Recent publications include: Nothing to Celebrate: North Koreans with Disabilities and UN International Day of Persons with Disabilities, Foreign Policy in Focus (2013); Facilitating An Equal Right to Vote for Persons with Disabilities, Journal of Human Rights Practice (2014) (with Michael A. Stein & Jan Fiala); The Democratic Life of the Union: Toward Equal Voting Participation for Europeans with Disabilities, Harvard Journal of International Law (2013) (with Michael A. Stein & Jan Fiala); and Shared Understanding or Consensus-Masked Disagreement? The Anti-Torture Framework in the Convention on the Rights of Persons with Disabilities, 33 Loyola Journal of International and Comparative Law (2011).

She resides in Baltimore, Maryland with her partner and two children.

 

Thomas A. Pereira

Currently Unavailable

 

David Stamps

Biography: David Stamps is works in the fields of nonprofit consulting and industrial sales. He has served Amnesty in several capacities: International Board Member and Treasurer, Amnesty USA Board Vice-Chair and Treasurer and Chair of AI's International Financial Control Committee. He also serves on the boards of The Global Initiative for Economic, Social and Cultural rights and the Illusion Theater, Minneapolis.

His non-profit consulting is in the areas of fundraising and board development. A member of Amnesty since 1981, Dave has been a Local Group Coordinator, State Death Penalty Abolition Coordinator and Area Coordinator.
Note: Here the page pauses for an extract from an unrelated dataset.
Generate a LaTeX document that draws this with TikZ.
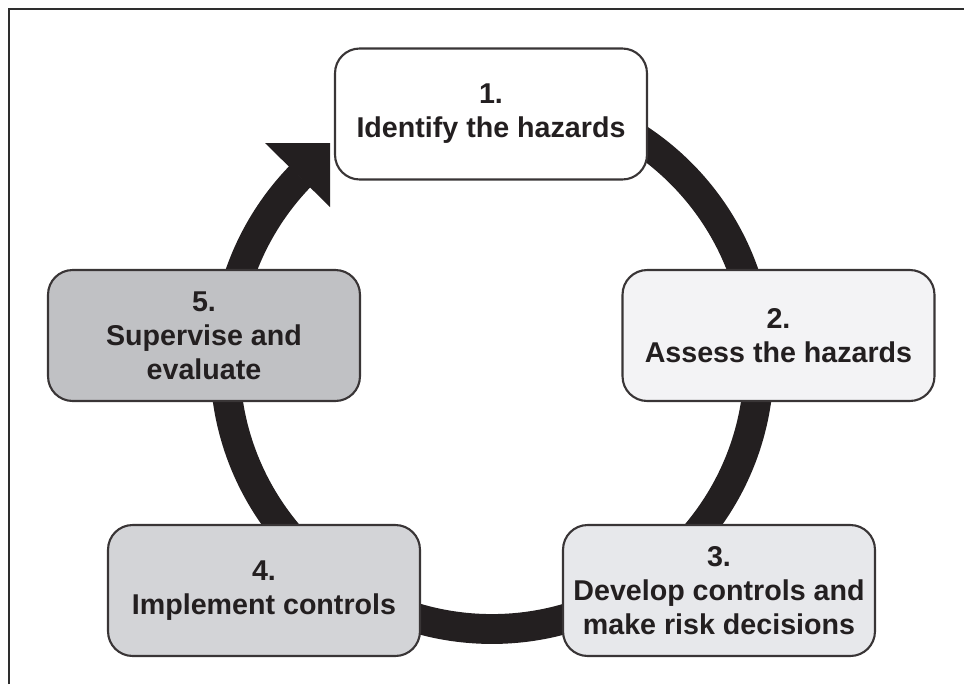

He is a graduate of Lawrence University, Appleton, Wisconsin. He lives in Minneapolis with his wife, children and grandchildren.

 

Rafia Zakaria

Rafia Zakaria is the first Pakistani American woman to serve as a Director for Amnesty International USA. She is a columnist for DAWN, Pakistan's largest English newspaper. She is a writer and PhD candidate in political philosophy. Her work and views have been featured in the New York Times, Dissent, The Progressive, Guernica, and on Al Jazeera English, the BBC, The Hindu, and National Public Radio. She is the author of The Upstairs Wife: An intimate history of Pakistan, forthcoming from Beacon Press.

Rafia is a lawyer and the Founder of the Muslim Women's Legal Defense Fund for the Muslim Alliance of Indiana/The Julian Center Shelter representing victims of domestic violence. She is a Ph.D. candidate in Political Science at Indiana University, currently working on her dissertation entitled "Negotiating Identity: Sharia, multiculturalism and Muslim women."

She was the John Edwards Fellow at Indiana University for 2007-2008 which is the highest academic honor that can be achieved by a graduate student at Indiana University. She is the only Pakistani American woman recognized by a joint resolution of the Indiana House and Senate for her work on women's rights.